My workday begins at 8:30 am. I plunk my tea on my desk, start up the laptop, curse Java for insisting on an ever so vital update, and open my email. I probably have skimmed the highlights already, glancing at my phone earlier that morning in hopes of learning that overnight I inherited a fortune from a long lost love that never got over me. Alas, her lawyer still hasn 't been able to track me down, so it 's off to work I go.
Now, emails are one of those basic necessities of modern life for most everybody, but good Content Marketers deal with scads of them. We network, join groups, add ourselves to Circles, sign up, sign it, like, tweet, pin, post, + 1, all in the name of the profession. The result is a choked inbox every morning, which I can safely say, usually looks pretty much the same for all of us. The variations on "Best SEO Practices" and "When to Post Your Blog" are mind-bogglingly endless.
Here's the deal, emails are like good copy. Skim the inbox for your most trusted resources, and for (dare I say it?) keywords and phrases which pertain to what you currently are working on. A quick glance at my emails at 9 am will show only a few remaining from the plethora that I found thirty minutes before, and most of those will be from the same sources that I have kept around for months because they were so informative, well written, and provocative. Stick with your best assets, and give them the courtesy of reading the opening 90-100 words, at least.

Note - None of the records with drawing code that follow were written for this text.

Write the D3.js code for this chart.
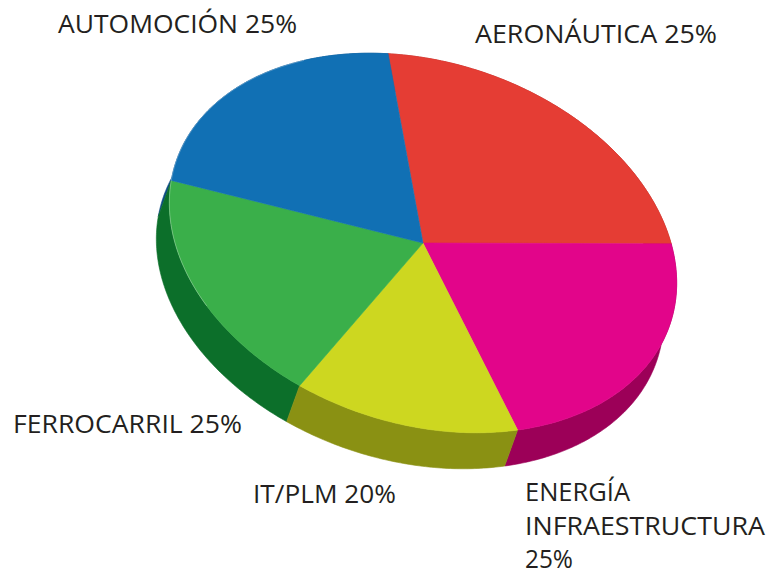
<!DOCTYPE html>
<meta charset="utf-8">
<script src="https://d3js.org/d3.v7.min.js"></script>
<style>
  body { margin: 0; background: #fff; }
</style>
<div id="chart"></div>
<script>

// slices, clockwise from the top (blue/red edge)
const categories = ["AERONÁUTICA", "ENERGÍA INFRAESTRUCTURA", "IT/PLM", "FERROCARRIL", "AUTOMOCIÓN"];
const shownPercent = ["25%", "25%", "20%", "25%", "25%"];
// size of each slice on the disc, in degrees
const sliceDegrees = [86, 80, 51, 68, 75];
const topColors = ["#e53d34", "#e2058a", "#cdd720", "#3aaf4a", "#1170b4"];
const sideColors = ["#a8231d", "#9c0058", "#8a9113", "#0c6f2a", "#0d4b85"];

const width = 773, height = 577;

// tilted disc: centre, semi axes, rotation, thickness
const cx = 423, cy = 243;
const RX = 260, RY = 181;
const tilt = 17.8 * Math.PI / 180;
const depth = [-13, 36];

const svg = d3.select("#chart")
  .append("svg")
    .attr("width", width)
    .attr("height", height);

// point on the rim for a d3.pie angle (0 = up, clockwise)
function rim(a, off) {
  const t = a - Math.PI / 2;
  const lx = RX * Math.cos(t), ly = RY * Math.sin(t);
  let x = cx + lx * Math.cos(tilt) - ly * Math.sin(tilt);
  let y = cy + lx * Math.sin(tilt) + ly * Math.cos(tilt);
  if (off) { x += depth[0]; y += depth[1]; }
  return [x, y];
}

function arcPoints(a0, a1, off) {
  const n = Math.max(8, Math.ceil((a1 - a0) * 80));
  return d3.range(n + 1).map(i => rim(a0 + (a1 - a0) * i / n, off));
}

const start = -20.5 * Math.PI / 180;
const pie = d3.pie()
  .sort(null)
  .value(d => d)
  .startAngle(start)
  .endAngle(start + 2 * Math.PI);

const slices = pie(sliceDegrees);
const line = d3.line();

// side walls, back ones first
const sides = slices.map((s, i) => {
  const top = arcPoints(s.startAngle, s.endAngle, false);
  const bottom = arcPoints(s.startAngle, s.endAngle, true).reverse();
  const pts = top.concat(bottom);
  return { i, pts, my: d3.mean(top, p => p[1]) };
}).sort((a, b) => a.my - b.my);

svg.append("g")
  .selectAll("path")
  .data(sides)
  .join("path")
    .attr("d", d => line(d.pts) + "Z")
    .attr("fill", d => sideColors[d.i])
    .attr("stroke", d => sideColors[d.i])
    .attr("stroke-width", 0.6);

// top faces
svg.append("g")
  .selectAll("path")
  .data(slices)
  .join("path")
    .attr("d", s => line([[cx, cy]].concat(arcPoints(s.startAngle, s.endAngle, false))) + "Z")
    .attr("fill", (s, i) => topColors[i])
    .attr("stroke", (s, i) => topColors[i])
    .attr("stroke-width", 0.6);

// faint highlight along the front rim
svg.append("path")
  .attr("d", line(arcPoints(start + 4.3, start + 2 * Math.PI - 0.35, false)))
  .attr("fill", "none")
  .attr("stroke", "#ffffff")
  .attr("stroke-opacity", 0.35)
  .attr("stroke-width", 0.8);

// labels: [text lines, x, first baseline, width of longest line]
const labelPos = [
  { lines: [categories[0] + " " + shownPercent[0]], x: 475, y: 43, w: 242 },
  { lines: ["ENERGÍA", "INFRAESTRUCTURA", shownPercent[1]], x: 525, y: 501, w: 240 },
  { lines: [categories[2] + " " + shownPercent[2]], x: 253, y: 503, w: 143 },
  { lines: [categories[3] + " " + shownPercent[3]], x: 13, y: 433, w: 229 },
  { lines: [categories[4] + " " + shownPercent[4]], x: 58, y: 33, w: 239 }
];
const lineWidths = { "ENERGÍA": 105, "INFRAESTRUCTURA": 240, "25%": 48 };

labelPos.forEach(l => {
  l.lines.forEach((txt, k) => {
    svg.append("text")
      .attr("x", l.x)
      .attr("y", l.y + k * 33.5)
      .attr("textLength", l.lines.length > 1 ? lineWidths[txt] : l.w)
      .attr("lengthAdjust", "spacingAndGlyphs")
      .style("font-family", "'Open Sans', sans-serif")
      .style("font-size", "26px")
      .style("fill", "#231f20")
      .text(txt);
  });
});

</script>
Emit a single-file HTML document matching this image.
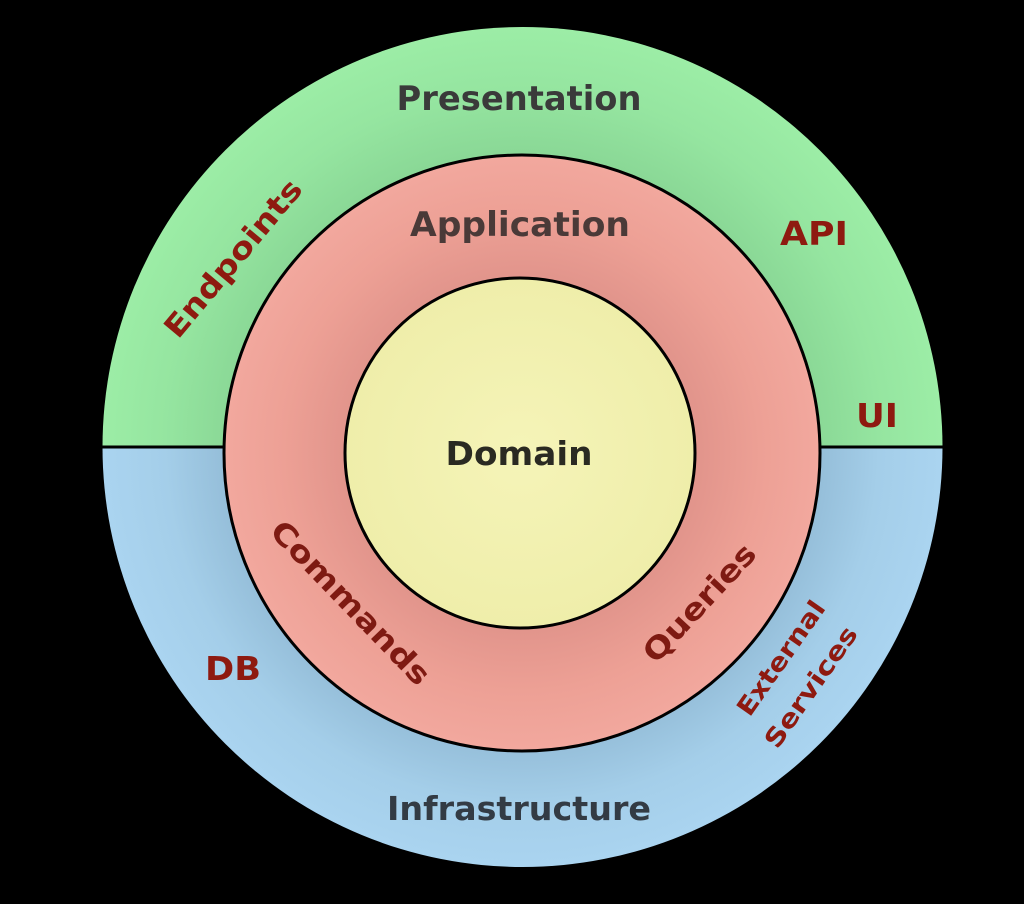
<!DOCTYPE html>
<html><head><meta charset="utf-8"><style>
html,body{margin:0;padding:0;background:#000;width:1024px;height:904px;overflow:hidden}
svg{display:block}
text{font-family:"DejaVu Sans","Liberation Sans",sans-serif;font-weight:bold}
</style></head><body>
<svg width="1024" height="904" viewBox="0 0 1024 904">
<defs>
<radialGradient id="g" cx="522" cy="447" r="420" gradientUnits="userSpaceOnUse">
<stop offset="0.7" stop-color="#8ad896"/><stop offset="0.85" stop-color="#95e5a0"/><stop offset="1" stop-color="#9ceda6"/></radialGradient>
<radialGradient id="b" cx="522" cy="447" r="420" gradientUnits="userSpaceOnUse">
<stop offset="0.7" stop-color="#94bdd8"/><stop offset="0.85" stop-color="#a4cee9"/><stop offset="1" stop-color="#aad4f0"/></radialGradient>
<radialGradient id="r" cx="522" cy="453" r="298" gradientUnits="userSpaceOnUse">
<stop offset="0.6" stop-color="#e2958c"/><stop offset="0.8" stop-color="#eda095"/><stop offset="1" stop-color="#f2a89e"/></radialGradient>
<radialGradient id="y" cx="520" cy="453" r="175" gradientUnits="userSpaceOnUse">
<stop offset="0" stop-color="#f5f4b8"/><stop offset="1" stop-color="#efeeaa"/></radialGradient>
</defs>
<path d="M102.5,447 A420,420 0 0 1 942.5,447 Z" fill="url(#g)"/>
<path d="M102.5,447 A420,420 0 0 0 942.5,447 Z" fill="url(#b)"/>
<line x1="102" y1="447" x2="943" y2="447" stroke="#000" stroke-width="3"/>
<circle cx="522" cy="453" r="298" fill="url(#r)" stroke="#000" stroke-width="3"/>
<circle cx="520" cy="453" r="175" fill="url(#y)" stroke="#000" stroke-width="3"/>
<g text-anchor="middle">
<text x="519" y="110" font-size="34" fill="#3a3a3a" textLength="245" lengthAdjust="spacingAndGlyphs">Presentation</text>
<text x="520" y="236" font-size="34" fill="#4a3a38" textLength="220" lengthAdjust="spacingAndGlyphs">Application</text>
<text x="519" y="465" font-size="33" fill="#2a2a22" textLength="147" lengthAdjust="spacingAndGlyphs">Domain</text>
<text x="519" y="820" font-size="33" fill="#333b44" textLength="264" lengthAdjust="spacingAndGlyphs">Infrastructure</text>
<text x="814" y="245" font-size="33" fill="#8e1a10" textLength="68" lengthAdjust="spacingAndGlyphs">API</text>
<text x="877" y="427" font-size="33" fill="#8e1a10" textLength="42" lengthAdjust="spacingAndGlyphs">UI</text>
<text x="233" y="680" font-size="33" fill="#8e1a10" textLength="56" lengthAdjust="spacingAndGlyphs">DB</text>
<text transform="translate(241,265) rotate(-50)" font-size="30" fill="#8e1a10" textLength="196" lengthAdjust="spacingAndGlyphs">Endpoints</text>
<text transform="translate(343,610) rotate(46)" font-size="30" fill="#7e1a12" textLength="215" lengthAdjust="spacingAndGlyphs">Commands</text>
<text transform="translate(707,610) rotate(-47)" font-size="30" fill="#7e1a12" textLength="150" lengthAdjust="spacingAndGlyphs">Queries</text>
<text transform="translate(788,663) rotate(-55)" font-size="25" fill="#8e1a10" textLength="134" lengthAdjust="spacingAndGlyphs">External</text>
<text transform="translate(818,692) rotate(-55)" font-size="25" fill="#8e1a10" textLength="142" lengthAdjust="spacingAndGlyphs">Services</text>
</g>
</svg>
</body></html>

Yes, I am advocating hitting the delete button or unread emails, and doing it multiple times at the beginning of the day. If something vital in the industry happened overnight, then you will learn about it from your key sites. Can something slink by that, in hindsight you should have read? Perhaps that is the case, but there are various opportunities to catch up throughout the day on one of the content curation sites that you surely subscribe to. You should also have a direct link to Mashable, which is analogous in our line of work to something like The Wall Street Journal; and to LinkedIn, which has increasingly informative articles on its home page.
I read Copyblogger, founded eight years ago by Brian Clark, and the blog posts from HubSpot every morning. There are many great, informed sources out there, but those are my "go-to" sources because I respect their writing skills, as well as their ability to capture the pulse of our crazy business. Choose your favorites, but limit them.
Finally, I want to return to a previous posting about prioritizing your work. That means that you can't possibly read everything, bounce around on social media sites, and still get your work done. Or, ahem, so I've read.